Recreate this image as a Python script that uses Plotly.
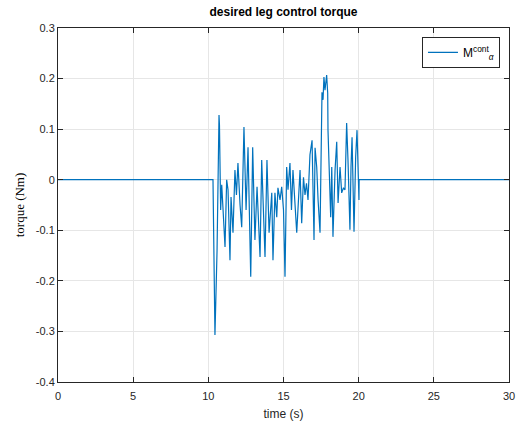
import plotly.graph_objects as go

# time (s) and torque (Nm)
time_s = [0.0, 10.31, 10.44, 10.58, 10.71, 10.74, 10.82, 10.89, 10.98, 11.11, 11.22, 11.31, 11.44,
          11.51, 11.64, 11.77, 11.87, 11.97, 12.11, 12.22, 12.37, 12.51, 12.64, 12.82, 12.95,
          13.10, 13.24, 13.44, 13.55, 13.64, 13.77, 13.90, 14.04, 14.22, 14.30, 14.43, 14.55,
          14.63, 14.77, 14.88, 15.00, 15.10, 15.21, 15.30, 15.43, 15.53, 15.63, 15.88, 16.10,
          16.21, 16.33, 16.43, 16.53, 16.63, 16.76, 16.90, 17.03, 17.10, 17.21, 17.30, 17.43,
          17.56, 17.63, 17.69, 17.76, 17.87, 17.94, 17.96, 18.03, 18.14, 18.21, 18.29, 18.43,
          18.54, 18.63, 18.76, 18.87, 18.99, 19.09, 19.20, 19.29, 19.42, 19.49, 19.56, 19.69,
          19.80, 19.89, 20.02, 20.03, 30.0]
torque = [0.0, 0.0, -0.307, -0.140, 0.128, 0.108, -0.060, -0.010, -0.060, -0.133, 0.000, -0.020,
          -0.159, -0.034, -0.105, 0.019, -0.030, 0.033, -0.050, -0.094, 0.104, -0.060, 0.064,
          -0.192, 0.064, -0.119, -0.014, -0.153, 0.039, -0.040, -0.153, 0.039, -0.105, -0.026,
          -0.159, -0.026, -0.074, -0.016, -0.040, -0.014, -0.060, -0.192, 0.025, -0.020, 0.033,
          -0.060, 0.019, -0.105, 0.019, -0.086, 0.005, -0.030, -0.007, -0.040, 0.049, 0.078,
          -0.119, 0.063, 0.025, -0.040, -0.105, 0.173, 0.158, 0.203, 0.177, 0.207, 0.171, 0.098,
          0.019, -0.074, 0.025, -0.113, 0.019, 0.075, -0.046, 0.025, -0.026, -0.016, -0.020,
          0.112, 0.039, -0.099, 0.025, 0.084, -0.103, 0.045, 0.098, -0.040, 0.0, 0.0]

x_ticks = [0, 5, 10, 15, 20, 25, 30]
y_ticks = [0.3, 0.2, 0.1, 0, -0.1, -0.2, -0.3, -0.4]
y_tick_text = ["0.3", "0.2", "0.1", "0", "-0.1", "-0.2", "-0.3", "-0.4"]

axis_color = "#262626"
tick_font = dict(family="Liberation Sans, Arial, sans-serif", size=11, color=axis_color)

fig = go.Figure()
fig.add_trace(go.Scatter(
    x=time_s, y=torque, mode="lines",
    line=dict(color="#0072BD", width=1.2),
    name="M<sup>cont</sup><sub><i>α</i></sub>",
))

fig.update_layout(
    width=519, height=430,
    margin=dict(l=58, r=10, t=28, b=48, autoexpand=False),
    paper_bgcolor="white", plot_bgcolor="white",
    title=dict(text="<b>desired leg control torque</b>", x=0.5, xref="paper",
               y=0.972, yanchor="middle",
               font=dict(family="Liberation Sans, Arial, sans-serif", size=12, color="black")),
    showlegend=True,
    legend=dict(x=0.98, y=0.975, xanchor="right", yanchor="top",
                bgcolor="white", bordercolor=axis_color, borderwidth=1,
                font=dict(family="Liberation Sans, Arial, sans-serif", size=12, color="black")),
    xaxis=dict(range=[0, 30], tickvals=x_ticks, ticktext=[str(v) for v in x_ticks],
               automargin=False,
               showgrid=True, gridcolor="#e6e6e6", gridwidth=1, zeroline=False,
               showline=True, linecolor=axis_color, linewidth=1, mirror="ticks",
               ticks="inside", ticklen=5, tickcolor=axis_color, tickfont=tick_font,
               ticklabelstandoff=4,
               title=dict(text="time (s)", standoff=8,
                          font=dict(family="Liberation Sans, Arial, sans-serif", size=12, color=axis_color))),
    yaxis=dict(range=[-0.4, 0.3], tickvals=y_ticks, ticktext=y_tick_text,
               automargin=False,
               showgrid=True, gridcolor="#e6e6e6", gridwidth=1, zeroline=False,
               showline=True, linecolor=axis_color, linewidth=1, mirror="ticks",
               ticks="inside", ticklen=5, tickcolor=axis_color, tickfont=tick_font,
               title=dict(text="torque (Nm)", standoff=8,
                          font=dict(family="Liberation Serif, Times New Roman, serif", size=13, color="black"))),
)

fig.write_html("out.html")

⁂

SHORT PROBLEM: Pictures excluded, repeat exactly the lines from the top of the material through the line with "-0.040, 0.0, 0.0]", including both of those lines.

THE RESPONSE:
Recreate this image as a Python script that uses Plotly.
import plotly.graph_objects as go

# time (s) and torque (Nm)
time_s = [0.0, 10.31, 10.44, 10.58, 10.71, 10.74, 10.82, 10.89, 10.98, 11.11, 11.22, 11.31, 11.44,
          11.51, 11.64, 11.77, 11.87, 11.97, 12.11, 12.22, 12.37, 12.51, 12.64, 12.82, 12.95,
          13.10, 13.24, 13.44, 13.55, 13.64, 13.77, 13.90, 14.04, 14.22, 14.30, 14.43, 14.55,
          14.63, 14.77, 14.88, 15.00, 15.10, 15.21, 15.30, 15.43, 15.53, 15.63, 15.88, 16.10,
          16.21, 16.33, 16.43, 16.53, 16.63, 16.76, 16.90, 17.03, 17.10, 17.21, 17.30, 17.43,
          17.56, 17.63, 17.69, 17.76, 17.87, 17.94, 17.96, 18.03, 18.14, 18.21, 18.29, 18.43,
          18.54, 18.63, 18.76, 18.87, 18.99, 19.09, 19.20, 19.29, 19.42, 19.49, 19.56, 19.69,
          19.80, 19.89, 20.02, 20.03, 30.0]
torque = [0.0, 0.0, -0.307, -0.140, 0.128, 0.108, -0.060, -0.010, -0.060, -0.133, 0.000, -0.020,
          -0.159, -0.034, -0.105, 0.019, -0.030, 0.033, -0.050, -0.094, 0.104, -0.060, 0.064,
          -0.192, 0.064, -0.119, -0.014, -0.153, 0.039, -0.040, -0.153, 0.039, -0.105, -0.026,
          -0.159, -0.026, -0.074, -0.016, -0.040, -0.014, -0.060, -0.192, 0.025, -0.020, 0.033,
          -0.060, 0.019, -0.105, 0.019, -0.086, 0.005, -0.030, -0.007, -0.040, 0.049, 0.078,
          -0.119, 0.063, 0.025, -0.040, -0.105, 0.173, 0.158, 0.203, 0.177, 0.207, 0.171, 0.098,
          0.019, -0.074, 0.025, -0.113, 0.019, 0.075, -0.046, 0.025, -0.026, -0.016, -0.020,
          0.112, 0.039, -0.099, 0.025, 0.084, -0.103, 0.045, 0.098, -0.040, 0.0, 0.0]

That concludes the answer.